Why is this approach an example of recklessness? The problem with this tactic is that it will lead to a significant escalation of the situation with unpredictable consequences. Religious conflicts tend to be long-lasting and show a clear tendency towards systemic and cyclical escalation. It is also alarming that the escalation in religious conflicts can be "spiral", i.e. each next round of escalation becomes more violent than the previous one. If we look at the situation from this angle, it becomes clear that Armenia is ready to risk the long-term stability of not only the South Caucasus, but also the surrounding regions.

Speaking of attempts to translate the situation into a religious channel, it is necessary to point out one more point. If you explain religion in words, then it can be characterized as a collection of dogmas, ways of thinking and texts that must be followed unconditionally. This can lead to rigid thinking, which does not allow you to look at the situation from a different angle. Lack of flexibility, in turn, will make building the future world even more difficult. Which brings us to another important aspect.

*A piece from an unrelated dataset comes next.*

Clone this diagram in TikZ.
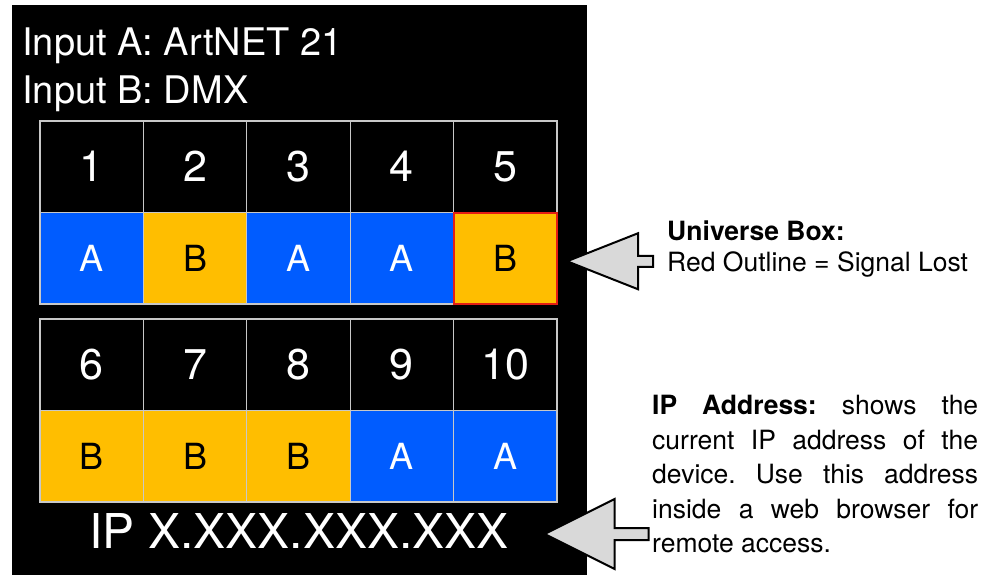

In the context of Armenia's behavior in recent months, there is also a desire to rethink the settlement of relations with Baku and give it a humanitarian direction. We will not go into the details of Armenian propaganda, since a lot has been said about this and there are video confirmations of the far-fetchedness of Yerevan's argument. But it is important to note that Pashinyan and his team manipulate people who live in Karabakh with such formulations. This is done by artificially creating a "us" versus "them" narrative. In the end, this results in the "demonization" of Azerbaijan, which is a proven way of propaganda that promotes a negative image by presenting negative stereotypes and creating an image of an enemy that thinks only of destruction. This approach also greatly complicates relations between different ethnic groups, which removes the prospect of peace.

Constant attempts to transform conflicts in various directions allow us to make the following judgments. Firstly, there is an understanding in Yerevan that the current situation is a losing one for it and there is no alternative for negotiations. Secondly, Armenia is ready to go to any escalation, even if it threatens long-term stability in the region, for the sake of a dubious gain. Observation number three, Yerevan continues to cultivate hatred towards Azerbaijan, which is one of the key points that hinders the creation of a lasting peace.

The last observation is more systemic in nature. There is no consensus in Armenia regarding the view on relations with Azerbaijan. More precisely, there is a consensus: Azerbaijan is an enemy. However, there is no common understanding of how to present to the world a problematic relationship with the enemy. Hence the lack of a clear position. For a long time, Armenia presented the conflict with Azerbaijan as a right to self-determination, even though Yerevan knows that the principle of territorial integrity is paramount. And recently, Yerevan has been trying to promote the problematic relationship with Baku as a "humanitarian genocide" and is making an attempt to promote a religious narrative with the help of bought specialists in the West. The lack of a clear understanding of the situation indicates that, in reality, Armenia is probably not very interested in establishing peace and prefers to drag out time. Judging by the statement of Prime Minister Pashinyan, the ultimate goal of this strategy is to prepare for new provocations and war.